Locke Burt, a former GOP state senator and CEO and chair of Security First Insurance, said that a lot of what is in the Senate bill is “eyewash” and that several portions touted by its proponents are already done by state regulators, including one that calls on insurers to consider the impact of other recent legislation.
He also said state legislators are not doing anything to address rising costs of reinsurance, which is backup financing required of the carriers — essentially, insurance for insurers. Burt said his reinsurance costs are poised to go up 40 percent this year, which means he will be seeking a rate hike for his company.
“I think what the Legislature is trying to do is reduce rates and the bill is not going to do that,” Burt said. “I think the Legislature is trying to attract additional capital to Florida, and the bill is not going to do that. I think the people that wrote the bill didn’t think about the law of unintended consequences.”
Burt said one provision could result in insurers halting the writing of all new policies during hurricane season.
Jeff Brandes, a former Republican state senator who just launched a nonprofit looking at policy issues, called the legislation the “Citizens supernova act” that will cause that carrier to continue to swell in size. He too contended it will do nothing to reduce rates. He added that it will add regulatory burdens to carriers and he doubted that state regulators have the staff to carry out the new responsibilities.
“Honestly, the Legislature needs to deal with reinsurance this session and let the dust settle until next year,” Brandes said. “It’s a massive problem that could cause the failure and withdrawal of companies prior to hurricane season.”
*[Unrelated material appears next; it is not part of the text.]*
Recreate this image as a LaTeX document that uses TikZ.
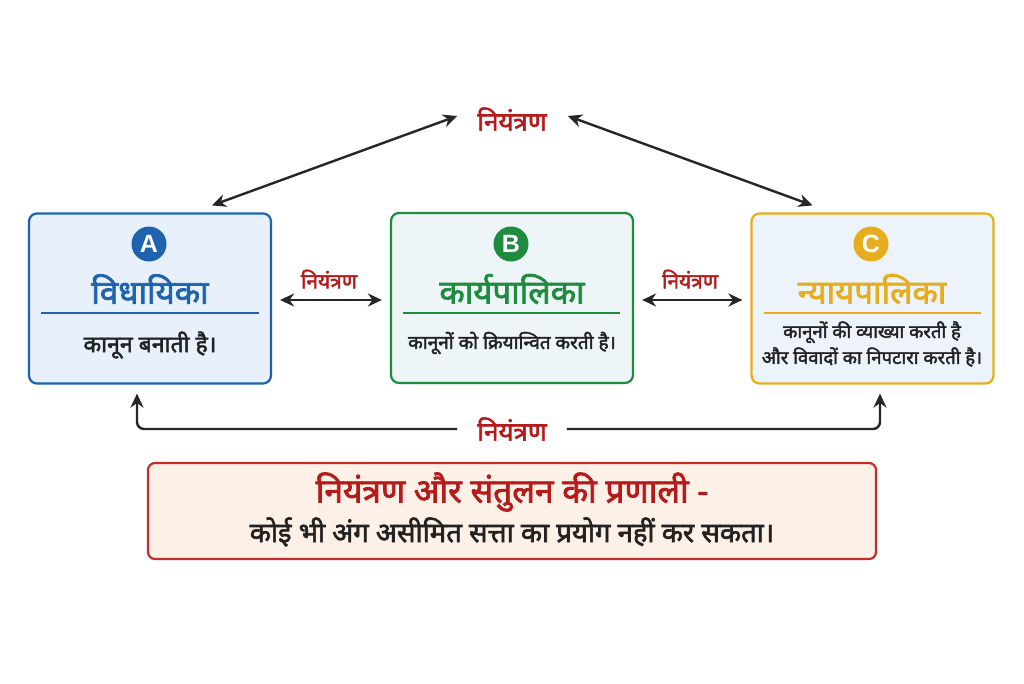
\documentclass[tikz,border=0pt]{standalone}
\usepackage{fontspec}
\setmainfont[Script=Devanagari, BoldFont={Noto Sans}, BoldFeatures={FakeBold=2.2}]{Noto Sans}
\newfontfamily\latin{Liberation Sans}
\usetikzlibrary{arrows.meta,positioning,calc}
\definecolor{blueB}{HTML}{1F63AE}
\definecolor{blueF}{HTML}{E8F1FB}
\definecolor{greenB}{HTML}{1E8B3F}
\definecolor{greenF}{HTML}{EEF5F8}
\definecolor{goldB}{HTML}{E6AE1E}
\definecolor{goldF}{HTML}{ECF3FA}
\definecolor{redT}{HTML}{B51B1B}
\definecolor{redB}{HTML}{C62A2A}
\definecolor{peach}{HTML}{FDF0E7}
\definecolor{txt}{HTML}{222222}
\tikzset{
  organ/.style={draw=#1, line width=2.2pt, rounded corners=8pt, minimum width=242pt, minimum height=170pt, inner sep=0pt},
  badge/.style={circle, fill=#1, minimum size=35pt, inner sep=0pt, text=white, font=\latin\bfseries\fontsize{25}{25}\selectfont},
  title/.style={text=#1, font=\bfseries\fontsize{33}{36}\selectfont, inner sep=0pt},
  desc/.style={text=txt, font=\bfseries\fontsize{19}{26}\selectfont, inner sep=0pt, align=center},
  ctl/.style={text=redT, font=\bfseries\fontsize{26}{28}\selectfont, inner sep=0pt},
  ctls/.style={text=redT, font=\bfseries\fontsize{21}{24}\selectfont, inner sep=0pt},
  dar/.style={{Stealth[length=14pt,width=13pt]}-{Stealth[length=14pt,width=13pt]}, line width=2.4pt, black!85},
  sar/.style={-{Stealth[length=14pt,width=13pt]}, line width=2.4pt, black!85},
}
\begin{document}
\begin{tikzpicture}[x=1pt,y=-1pt]
\useasboundingbox (0,0) rectangle (1024,683);
\fill[white] (0,0) rectangle (1024,683);
% boxes
\node[organ=blueB, fill=blueF] (A) at (150,298.5) {};
\node[organ=greenB, fill=greenF] (B) at (512,298) {};
\node[organ=goldB, fill=goldF] (C) at (872.5,298.5) {};
% badges
\node[badge=blueB] (bA) at (149,244) {A};
\node[badge=greenB] (bB) at (511,244) {B};
\node[badge=goldB] (bC) at (871,244) {C};
% titles
\node[title=blueB] (tA) at (150,289) {विधायिका};
\node[title=greenB] (tB) at (512,289) {कार्यपालिका};
\node[title=goldB] (tC) at (872,289) {न्यायपालिका};
% separators
\draw[blueB, line width=1.8pt] (41,313) -- (259,313);
\draw[greenB, line width=1.8pt] (403,313) -- (620,313);
\draw[goldB, line width=1.8pt] (764,313) -- (981,313);
% descriptions
\node[desc, font=\bfseries\fontsize{23}{26}\selectfont] (dA) at (150,345) {कानून बनाती है।};
\node[desc] (dB) at (512,343) {कानूनों को क्रियान्वित करती है।};
\node[desc, font=\bfseries\fontsize{18.5}{26}\selectfont] (dC) at (872,344) {कानूनों की व्याख्या करती है\\और विवादों का निपटारा करती है।};
% control labels
\node[ctl] (top) at (512,119) {नियंत्रण};
\node[ctls] (lAB) at (329,279) {नियंत्रण};
\node[ctls] (lBC) at (690,279) {नियंत्रण};
\node[ctl] (bot) at (512,429) {नियंत्रण};
% arrows
\draw[dar] ([xshift=62pt,yshift=7pt]A.north) -- ([xshift=-20pt,yshift=3pt]top.west);
\draw[dar] ([xshift=21pt,yshift=3pt]top.east) -- ([xshift=-60pt,yshift=7pt]C.north);
\draw[dar] ([xshift=8pt,yshift=-1.5pt]A.east) -- ([xshift=-8pt,yshift=-2pt]B.west);
\draw[dar] ([xshift=8pt,yshift=-2pt]B.east) -- ([xshift=-8pt,yshift=-1.5pt]C.west);
\draw[sar, rounded corners=7pt] ([xshift=-20pt]bot.west) -| ([xshift=-13pt,yshift=-9pt]A.south);
\draw[sar, rounded corners=7pt] ([xshift=20pt]bot.east) -| ([xshift=7.5pt,yshift=-9pt]C.south);
% bottom box
\node[draw=redB, fill=peach, line width=2.2pt, rounded corners=7pt, minimum width=728pt, minimum height=96pt] (S) at (512,511) {};
\node[text=redT, font=\bfseries\fontsize{33.5}{36}\selectfont, inner sep=0pt] (S1) at (512,492) {नियंत्रण और संतुलन की प्रणाली -};
\node[text=txt, font=\bfseries\fontsize{27.5}{30}\selectfont, inner sep=0pt] (S2) at (512,532) {कोई भी अंग असीमित सत्ता का प्रयोग नहीं कर सकता।};
\end{tikzpicture}
\end{document}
Burt, as well as some insurance industry representatives who testified on Wednesday, pointed to one part of the bill that would require insurers to hand over claims manuals and other information to regulators as a potential boon to lawyers who sue the industry.
Stephen Cain, a South Florida attorney and incoming president of the Florida Justice Association, welcomed the legislation during his remarks before the Senate Banking and Insurance Committee.
“It’s nice to see companies being put under a microscope,” Cain said. “We’ve seen reform after reform directed at restricting homeowners rights all the while insurance companies have been left to plunder profits from the state on the backs of homeowners.”